The IRB defended its decision to award the 2011 World Cup to New Zealand instead of Japan, stating: "New Zealand can guarantee packed stadiums and that can't be guaranteed in Japan."

===2014: France (Women)===
The 2014 Women's Rugby World Cup was held in France. It was the first time since 1994 when they hadn't competed, that New Zealand failed to win the major title. England won the tournament 21-9 for the second time against Canada on 17 August. This was the last Women's Rugby World Cup to be held in even-numbered non-leap years prior to the next tournament in 2017, held jointly in Ireland and Northern Ireland.

===2015: England (Men)===

The host for the 2015 tournament was England, who won their bid on 28 July 2009. A record ten unions indicated formal interest in hosting the 2015 and/or the 2019 events: Australia, England, Ireland, Italy, Jamaica, Japan, Russia, Scotland, South Africa and Wales. Argentina had been reported in early 2008 as having given preliminary consideration to bidding, but did not ultimately formally indicate an interest in bidding.

===2017: Ireland (Women)===
The 2017 Women's Rugby World Cup was held in Ireland as well Northern Ireland. The tournament moved to odd-numbered years alternating with the men's counterpart which avoided the clash with other rugby 7s-based tournaments which are staged in both the Commonwealth Games as well as the Summer Olympics. New Zealand won their 5th title and their first since 2010.

=== 2019: Japan (Men)===

The host for the 2019 tournament was Japan, who won the right to host the tournament on 28 July 2009. Japan became the event's first-ever host outside of the sport's traditional top-tier nations.

===2021: New Zealand (Women)===
The 2021 Women's Rugby World Cup was held in New Zealand and the first to be held in Australasia. Due to the COVID-19 pandemic, the tournament was postponed to 2022 and New Zealand won their tournament in home soil.

===2023: France (Men)===

Several countries declared their interest in hosting the 2023 Rugby World Cup, including ones that have already hosted RWC matches and countries looking to host a tournament for the first time.

South Africa was considered one of the front runners to host the 2023 competition, having bid unsuccessfully for the right to host the 2011, 2015 and 2019 tournaments. Ireland submitted a formal bid, following the January 2014 establishment of a government taskforce to assess a bid to host the Rugby World Cup.

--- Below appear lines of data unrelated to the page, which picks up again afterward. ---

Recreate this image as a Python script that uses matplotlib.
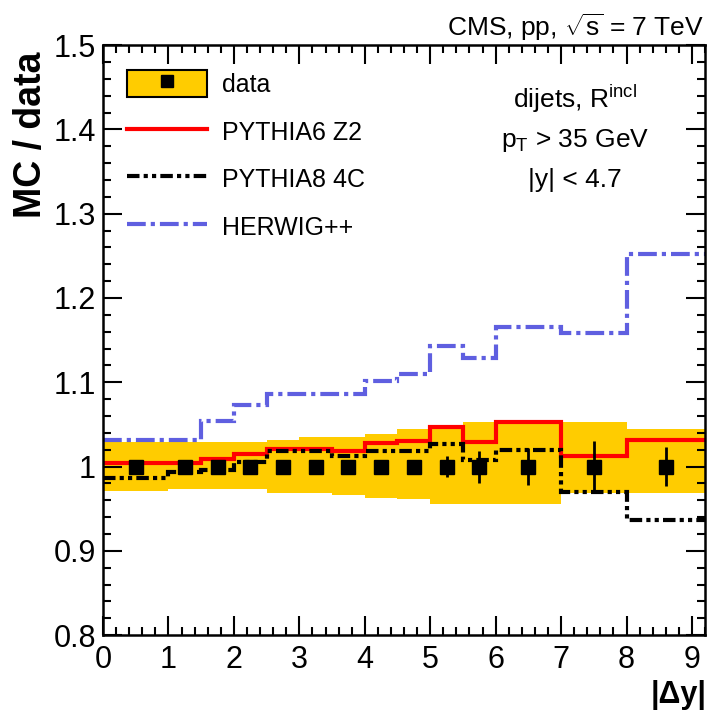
import matplotlib
matplotlib.use("Agg")
import matplotlib.pyplot as plt
from matplotlib.patches import Patch
from matplotlib.lines import Line2D
from matplotlib.ticker import MultipleLocator, FormatStrFormatter

# bin edges in |dy| and bin-by-bin ratios MC / data
edges = [0, 1, 1.5, 2, 2.5, 3, 3.5, 4, 4.5, 5, 5.5, 6, 7, 8, 9.2]
data_ratio = [1, 1, 1, 1, 1, 1, 1, 1, 1, 1, 1, 1, 1, 1]
data_err = [0.003, 0.003, 0.004, 0.004, 0.005, 0.005, 0.006, 0.007, 0.008, 0.013,
            0.019, 0.022, 0.030, 0.023]
band_up = [1.029, 1.029, 1.029, 1.029, 1.031, 1.035, 1.035, 1.039, 1.044, 1.049,
           1.053, 1.054, 1.053, 1.044]
band_dn = [0.971, 0.973, 0.973, 0.973, 0.969, 0.969, 0.966, 0.963, 0.962, 0.955,
           0.955, 0.955, 0.969, 0.969]
pythia6 = [1.004, 1.004, 1.009, 1.015, 1.021, 1.021, 1.019, 1.028, 1.030, 1.047,
           1.029, 1.053, 1.012, 1.032]
pythia8 = [0.986, 0.993, 0.996, 1.005, 1.018, 1.018, 1.012, 1.018, 1.018, 1.027,
           1.008, 1.020, 0.970, 0.937]
herwig = [1.032, 1.032, 1.054, 1.073, 1.086, 1.086, 1.086, 1.101, 1.110, 1.143,
          1.129, 1.165, 1.159, 1.252]

plt.rcParams["font.family"] = ["Liberation Sans", "DejaVu Sans"]
plt.rcParams["mathtext.fontset"] = "custom"
plt.rcParams["mathtext.rm"] = "Liberation Sans"
plt.rcParams["mathtext.it"] = "Liberation Sans:italic"
plt.rcParams["mathtext.bf"] = "Liberation Sans:bold"

yellow = "#ffcc00"
red = "#ff0000"
blue = "#5f5fe0"

fig = plt.figure(figsize=(7.11, 7.12), dpi=100)
ax = fig.add_axes([0.1449, 0.108, 0.8467, 0.8287])

centers = [(edges[i] + edges[i + 1]) / 2 for i in range(len(edges) - 1)]

# systematic band
ax.stairs(band_up, edges, baseline=band_dn, fill=True, color=yellow, lw=0)

ls_p8 = (0, (3, 1, 1, 1, 1, 1))
ls_hw = (0, (4.5, 1.2, 1, 1.2))

ax.stairs(herwig, edges, baseline=None, color=blue, lw=3, linestyle=ls_hw)
ax.stairs(pythia6, edges, baseline=None, color=red, lw=3)
ax.stairs(pythia8, edges, baseline=None, color="black", lw=3, linestyle=ls_p8)

ax.errorbar(centers, data_ratio, yerr=data_err, fmt="s", color="black",
            ms=10, elinewidth=2, capsize=0, zorder=5)

ax.set_xlim(0, 9.2)
ax.set_ylim(0.8, 1.5)
ax.xaxis.set_major_locator(MultipleLocator(1))
ax.xaxis.set_minor_locator(MultipleLocator(0.2))
ax.yaxis.set_major_locator(MultipleLocator(0.1))
ax.yaxis.set_minor_locator(MultipleLocator(0.02))
ax.yaxis.set_major_formatter(FormatStrFormatter("%g"))
ax.tick_params(which="both", direction="in", top=True, right=True, width=1.5)
ax.tick_params(which="major", length=14, labelsize=22)
ax.tick_params(which="minor", length=6)
ax.tick_params(axis="y", pad=5)
ax.tick_params(axis="x", pad=7)
for s in ax.spines.values():
    s.set_linewidth(1.8)

# axis titles
fig.text(0.044, 0.927, "MC / data", rotation=90, ha="center", va="top",
         fontsize=27, fontweight="bold")
fig.text(0.994, 0.003, "|\u0394y|", ha="right", va="bottom",
         fontsize=22, fontweight="bold")

fig.text(0.991, 0.949, "CMS, pp, $\\sqrt{\\mathrm{s}}$ = 7 TeV", ha="right",
         va="baseline", fontsize=19)

ax.text(0.784, 0.893, "dijets, R$^{\\mathrm{incl}}$", transform=ax.transAxes,
        ha="center", va="baseline", fontsize=19)
ax.text(0.784, 0.828, "p$_{\\mathrm{T}}$ > 35 GeV", transform=ax.transAxes,
        ha="center", va="baseline", fontsize=19)
ax.text(0.784, 0.760, "|y| < 4.7", transform=ax.transAxes,
        ha="center", va="baseline", fontsize=19)

# legend
h_data = (Patch(facecolor=yellow, edgecolor="black", linewidth=1.5),
          Line2D([], [], marker="s", color="black", linestyle="none", markersize=9))
h_p6 = Line2D([], [], color=red, lw=3)
h_p8 = Line2D([], [], color="black", lw=3, linestyle=ls_p8)
h_hw = Line2D([], [], color=blue, lw=3, linestyle=ls_hw)
ax.legend([h_data, h_p6, h_p8, h_hw],
          ["data", "PYTHIA6 Z2", "PYTHIA8 4C", "HERWIG++"],
          loc="upper left", bbox_to_anchor=(0.04, 0.958), frameon=False,
          fontsize=18, borderpad=0, borderaxespad=0, handlelength=3.2,
          handleheight=1.3, labelspacing=0.82, handletextpad=0.6)

fig.savefig("out.png", dpi=100)
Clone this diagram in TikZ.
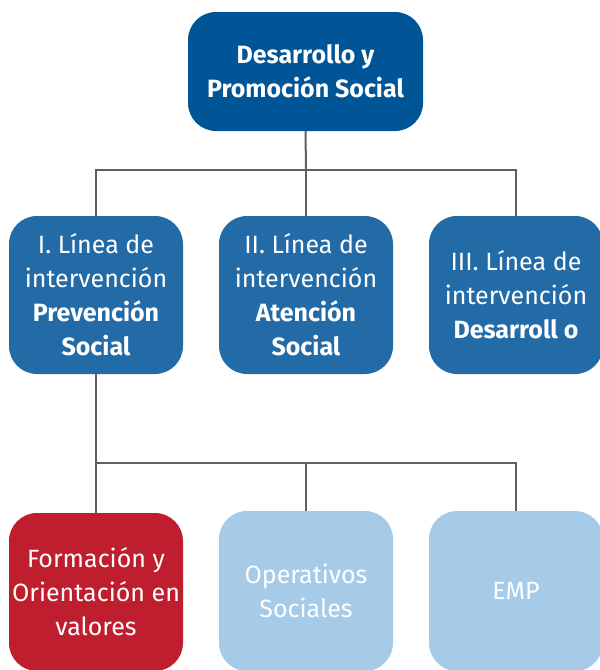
\documentclass[tikz,border=0pt]{standalone}
\usepackage{fontspec}
\setmainfont{Fira Sans}
\definecolor{topblue}{HTML}{005596}
\definecolor{midblue}{HTML}{236BA6}
\definecolor{redc}{HTML}{BE1E2D}
\definecolor{lightblue}{HTML}{A6CBE8}
\definecolor{linec}{HTML}{5F5F5F}
\tikzset{
  box/.style={rounded corners=28pt, minimum width=174pt, align=center, text=white,
    font=\fontsize{25pt}{34pt}\selectfont, inner sep=0pt},
  conn/.style={draw=linec, line width=2pt},
}
\begin{document}
\begin{tikzpicture}[x=1pt,y=-1pt]
\useasboundingbox (0,0) rectangle (600,670);
\clip (0,0) rectangle (600,670);
\node[box, fill=topblue, minimum width=235pt, minimum height=119pt] (top) at (305.5,71.5)
  {\textbf{Desarrollo y}\\\textbf{Promoción Social}};
\node[box, fill=midblue, minimum height=158pt] (m1) at (96,295)
  {I. Línea de\\intervención\\\textbf{Prevención}\\\textbf{Social}};
\node[box, fill=midblue, minimum height=158pt] (m2) at (306,295)
  {II. Línea de\\intervención\\\textbf{Atención}\\\textbf{Social}};
\node[box, fill=midblue, minimum height=158pt] (m3) at (516,295)
  {III. Línea de\\intervención\\\textbf{Desarroll o}};
\node[box, fill=redc, minimum height=158pt] (b1) at (96,592)
  {Formación y\\Orientación en\\valores};
\node[box, fill=lightblue, minimum height=160pt] (b2) at (306,591)
  {Operativos\\Sociales};
\node[box, fill=lightblue, minimum height=160pt] (b3) at (516,591)
  {EMP};
\coordinate (j1) at (306,170);
\coordinate (j2) at (96,463);
\draw[conn] (top.south) -- (j1);
\draw[conn] (m1.north) |- (j1) -| (m3.north);
\draw[conn] (j1) -- (m2.north);
\draw[conn] (m1.south) -- (j2);
\draw[conn] (j2) -- (b1.north);
\draw[conn] (j2) -| (b2.north);
\draw[conn] (j2) -| (b3.north);
\end{tikzpicture}
\end{document}
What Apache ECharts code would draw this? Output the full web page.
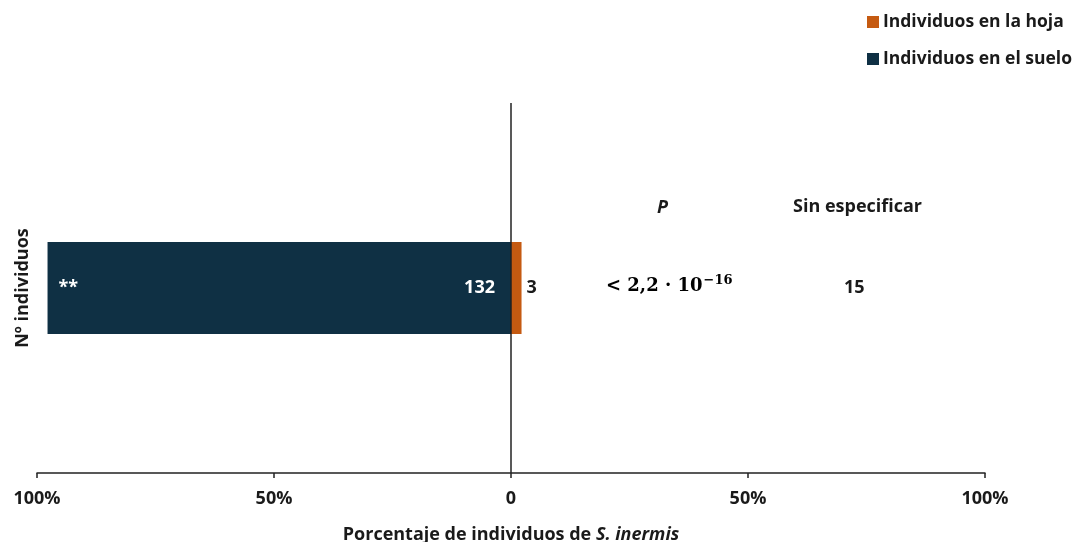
<!DOCTYPE html>
<html>
<head>
<meta charset="utf-8">
<script src="https://cdn.jsdelivr.net/npm/echarts@6/dist/echarts.min.js"></script>
<style>
  html, body { margin: 0; padding: 0; background: #fff; }
  #chart { width: 1079px; height: 542px; }
</style>
</head>
<body>
<div id="chart"></div>
<script>
// Recuentos de S. inermis por ubicación
const categories = ['Nº individuos'];
const sueloCounts = [132];
const hojaCounts = [3];
const sinEspecificar = [15];
const pBase = ['< 2,2 · 10'];
const pExp = ['−16'];
const significance = ['**'];
const tickValues = [-100, -50, 0, 50, 100];

const totals = sueloCounts.map((v, i) => v + hojaCounts[i]);
// suelo a la izquierda (negativo), hoja a la derecha
const sueloPct = sueloCounts.map((v, i) => -v / totals[i] * 100);
const hojaPct = hojaCounts.map((v, i) => v / totals[i] * 100);

const FONT = '"Open Sans", "Noto Sans", sans-serif';
const SERIF = '"DejaVu Serif", "Liberation Serif", serif';
const DARK = '#0f3044';
const ORANGE = '#c55a11';
const INK = '#1a1a1a';

const chart = echarts.init(document.getElementById('chart'), null, { renderer: 'canvas' });

chart.setOption({
  animation: false,
  backgroundColor: '#ffffff',
  textStyle: { fontFamily: FONT },
  legend: {
    orient: 'vertical',
    left: 862,
    top: 8,
    itemGap: 19,
    itemWidth: 12,
    itemHeight: 12,
    icon: 'rect',
    data: ['Individuos en la hoja', 'Individuos en el suelo'],
    textStyle: { fontFamily: FONT, fontWeight: 'bold', fontSize: 17.5, color: INK, padding: [0, 0, 0, -1] }
  },
  grid: { left: 37, right: 94, top: 103, bottom: 69, containLabel: false, outerBoundsMode: 'none' },
  xAxis: {
    type: 'value',
    min: -100,
    max: 100,
    interval: 50,
    axisLine: { show: true, lineStyle: { color: '#222', width: 1.5 } },
    axisTick: { show: true, length: 5, lineStyle: { color: '#222', width: 1.5 } },
    splitLine: { show: false },
    axisLabel: {
      margin: 17,
      fontFamily: FONT,
      fontSize: 18,
      fontWeight: 'bold',
      color: INK,
      formatter: v => tickValues.includes(v) ? (v === 0 ? '0' : Math.abs(v) + '%') : ''
    },
    name: '{a|Porcentaje de individuos de }{b|S. inermis}',
    nameLocation: 'middle',
    nameGap: 53,
    nameTextStyle: {
      rich: {
        a: { fontFamily: FONT, fontSize: 18, fontWeight: 'bold', color: INK },
        b: { fontFamily: FONT, fontSize: 18, fontWeight: 'bold', fontStyle: 'italic', color: INK }
      }
    }
  },
  yAxis: {
    type: 'category',
    data: categories,
    axisLine: { show: false },
    axisTick: { show: false },
    axisLabel: { show: false },
    name: categories[0],
    nameLocation: 'middle',
    nameRotate: 90,
    nameGap: 5,
    nameTextStyle: { fontFamily: FONT, fontSize: 18, fontWeight: 'bold', color: INK }
  },
  series: [
    {
      name: 'Individuos en el suelo',
      type: 'bar',
      stack: 'total',
      barWidth: 92,
      data: sueloPct,
      itemStyle: { color: DARK },
      label: {
        show: true,
        position: 'insideRight',
        distance: 16,
        fontFamily: FONT,
        fontSize: 18,
        fontWeight: 'bold',
        color: '#ffffff',
        formatter: p => String(sueloCounts[p.dataIndex])
      }
    },
    {
      name: 'Individuos en la hoja',
      type: 'bar',
      stack: 'total',
      barWidth: 92,
      data: hojaPct,
      itemStyle: { color: ORANGE },
      label: {
        show: true,
        position: 'right',
        distance: 5,
        fontFamily: FONT,
        fontSize: 18,
        fontWeight: 'bold',
        color: INK,
        formatter: p => String(hojaCounts[p.dataIndex])
      }
    },
    {
      // asteriscos de significación en el extremo izquierdo de la barra
      name: 'sig',
      type: 'bar',
      stack: 'sig',
      barWidth: 92,
      barGap: '-100%',
      data: sueloPct,
      itemStyle: { color: 'transparent' },
      silent: true,
      label: {
        show: true,
        position: 'insideLeft',
        distance: 11,
        fontFamily: FONT,
        fontSize: 18,
        fontWeight: 'bold',
        color: '#ffffff',
        formatter: p => significance[p.dataIndex]
      },
      markLine: {
        silent: true,
        symbol: 'none',
        label: { show: false },
        lineStyle: { color: '#222', width: 1.5, type: 'solid' },
        data: [{ xAxis: 0 }]
      }
    }
  ],
  graphic: [
    {
      type: 'text',
      left: 657, top: 199,
      style: { text: 'P', font: 'italic bold 18px ' + FONT, fill: INK }
    },
    {
      type: 'text',
      left: 793, top: 198,
      style: { text: 'Sin especificar', font: 'bold 18px ' + FONT, fill: INK }
    },
    {
      type: 'text',
      left: 606, top: 274,
      style: {
        text: '{b|' + pBase[0] + '}{s|' + pExp[0] + '}',
        rich: {
          b: { fontFamily: SERIF, fontSize: 18, fontWeight: 'bold', color: INK, lineHeight: 26, verticalAlign: 'middle' },
          s: { fontFamily: SERIF, fontSize: 13, fontWeight: 'bold', color: INK, lineHeight: 16, verticalAlign: 'middle', padding: [0, 0, 12, 1] }
        }
      }
    },
    {
      type: 'text',
      left: 844, top: 279,
      style: { text: String(sinEspecificar[0]), font: 'bold 18px ' + FONT, fill: INK }
    }
  ]
});
</script>
</body>
</html>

Previous host nation France also submitted a bid to host again in 2023.

The United States, Argentina, and Italy had also expressed interest in hosting, but none of the three countries submitted a formal bid.

On 15 November 2017, it was announced that France had beaten rivals Ireland and South Africa, in its successful bid to host the 2023 Rugby World Cup.

===2025: England (Women)===
The 2025 Women's Rugby World Cup was held in England for the second time after the previous edition which was held in 2010. England won their tournament in home soil for the first time since 2014.

=== 2027: Australia (Men)===

After Argentina withdrew its bid, the Australian bid was the sole favourite for the 2027 Rugby World Cup host. During the annual meeting in Dublin on May 12, 2022, the World Rugby Council unanimously approved Australia and the United States as the host tournament of the men's World Cup in 2027 and 2031, respectively.

=== 2029: Australia (Women)===
After the men's version, the 2029 Women's Rugby World Cup will be held in Australia and the second Australasian nation after the 2021 Women's Rugby World Cup in New Zealand to do so.

=== 2031: United States (Men)===

The United States became the sole bid for the 2031 Rugby World Cup in November 2021. During the annual meeting in Dublin on May 12, 2022, the World Rugby Council unanimously approved Australia and the United States as the host tournament of the men's World Cup in 2027 and 2031, respectively.

=== 2033: United States (Women)===

After the men's version, the 2033 Women's Rugby World Cup will be held in the United States and the second North American nation after the 2006 Women's Rugby World Cup in Canada to do so.

=== 2035: TBC (Men)===

The host selection process for the 2035 Men's Rugby World Cup was officially launched by World Rugby in September 2025, with expressions of interest opening the following month.